Christ has done so much for us as if to prove not only how well He loves us but also that there is nothing more He could have done, can do or will do. There’s no more water in the well of divine love: it has all gushed forth to the last drop on the Cross. Ironically, it is this utter self-emptying of his love which stands as the condemnation of those who, even in the face of it, will not be moved. The Cross saves those who will weep for the only Son; it will condemn those whose eyes remain dry and cold because their hearts have no room for the love of God.
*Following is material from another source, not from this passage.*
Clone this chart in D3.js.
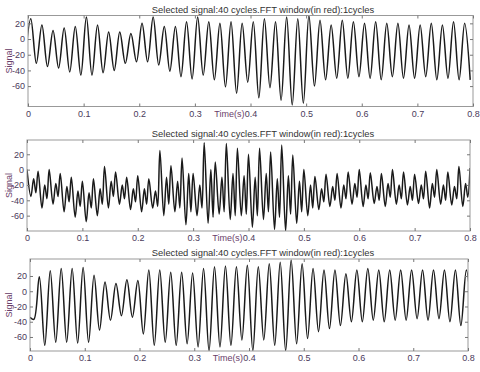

To His Cross, Jesus desires to draw all the dross of our souls: the broken hearts and lives, the pain of rejection and betrayal, the slavery to sin and addiction, the mental and spiritual sickness, the torment by evil spirits, the deadly sins, the lost and abandoned. Any ill, evil or woe of any kind or intensity in any person of any kind must eventually come to the Cross of Jesus, because in His body on the Tree He has already taken control of every evil, he has exercised judgment upon it and he has delivered his beloved human race from it all. “When I am lifted up from the earth, I will draw all to myself”, says Jesus. It’s an expression of the inevitable, but it’s also an expression of the age-old yearning of the Heart of God to bring all His prodigal children home. As the Cross stands still, the world revolves. But eventually the world will stop and stand still with Mary and John before the crucified Lamb of God. For, in the end, the world has nowhere else to go.